Management critics have even suggested that a CFO’s high involvement in management decision processes may deteriorate performance in his or her traditional fiduciary role, which may actually damage the firm’s financial performance (Indjejikian & Matejka, 2006; Loomis, 1999). It has also been suggested that CFOs are risk averse and tend to decrease investment in research and development (R & D), new projects, and advertising (Winston, 2014). Therefore, an empirical test of the influence of the CFO’s strategic partnership with the CEO on the firm’s financial performance is needed to add to the knowledge about the role of the CFO in a firm’s strategic management. In addition to concerns about the paucity of literature in this area, the study performed was further motivated by a commonly observed problem that the partnership between the CEO and the CFO is most often uneasy and ineffective. For example, it has been revealed that 40% of CEOs have actually fired their most recent CFOs (Dalton, 1999) due to claims by the CEO that the CFO lacked certain critical characteristics such as leadership, integrity, strategic vision, or communication skills. In contrast, from the CFO’s standpoint, “many CEOs are mavericks — they and they alone establish the strategic direction, and they expect other senior managers to get on board with no debate” (Banham, 2010). With these different perspectives, one may question the characteristics a CFO must possess to best facilitate the CEOCFO strategic partnership.

Background and Hypothesis

Previous research about top management team (TMT) composition provides insights on how to staff the team as a whole (Escribá-Esteve, Sánchez-Peinado, & Sánchez-Peinado, 2009; Nielsen, 2010; Patzelt, KnyphausenAufseß, & Nikol, 2008).
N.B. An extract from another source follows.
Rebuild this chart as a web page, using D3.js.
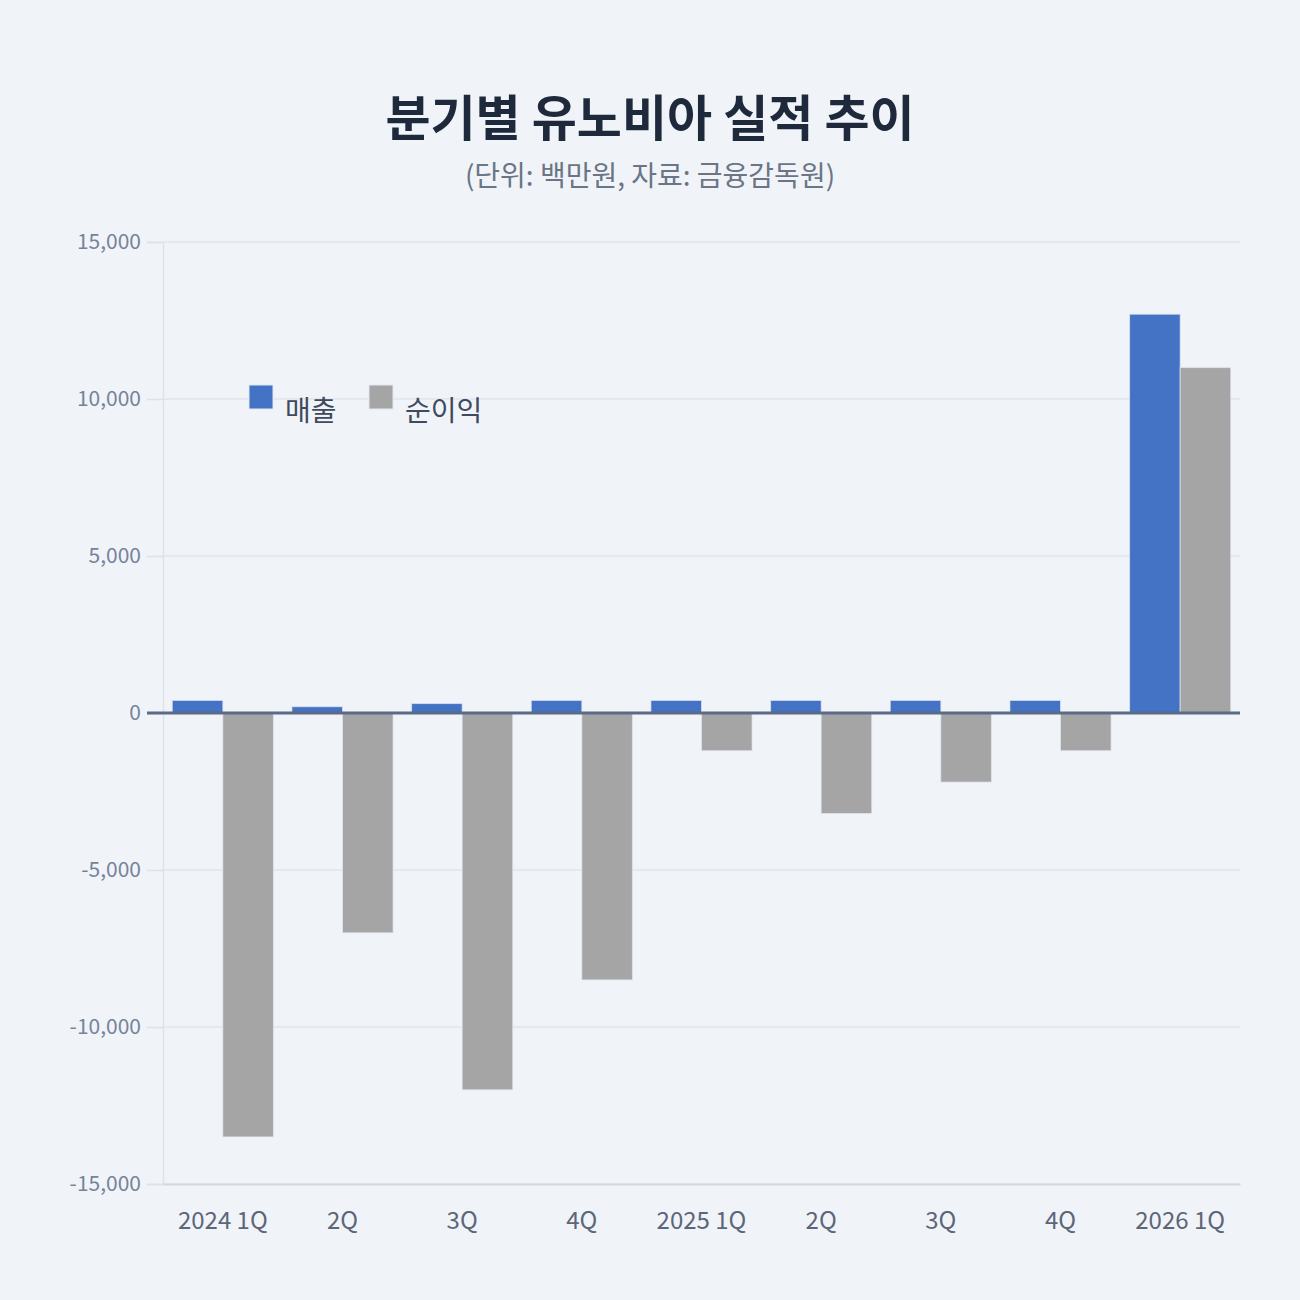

However, emerging studies about dyadic relationships among TMT members suggest that any top executive’s effectiveness is mostly contingent upon the quality of their relationship with the CEO, since functional TMT members need to report directly to the CEO (Menz, 2012). Therefore, studies about the characteristics of the CEO-CFO ties are needed to understand what makes a CFO’s strategic partnership with the CEO successful. Taking all the above issues into account, the first objective of this study was to investigate the influence of the CFO’s strategic partnership with the CEO on the firm’s financial performance. Directly testing this relationship would contribute to the literature examining the role of CFOs by providing empirical evidence about the importance of the CFO in strategic management (Menz, 2012). Moreover, the relational demography of CEO-CFO ties was examined to reveal the effect on a CFO’s strategic partnership with the CEO, as well as the firm’s financial performance. By testing this directly, the present study contributed to the literature about functional top management team members by providing some direction on how to promote or select appropriate CFOs in order to enhance their strategic partnership with CEOs, which could further improve the firm’s financial performance.

The commitment, morale, and integration engendered by shared leadership among top executives has been suggested as being beneficial for a firm’s financial performance Alvarez & Svejenova, 2005; Beal 2003; Denis 2012; Pearce & Zahra, 1991. Top executives’ involvement in strategic decision-making processes can also help a firm solve difficult problems and generate creative ideas and multiple alternatives (Edmondson, Roberto, & Watkins, 2003). By sharing leadership with CFOs, CEOs can focus on their key external roles and devote more effort to scanning the environment, learning from outside parties.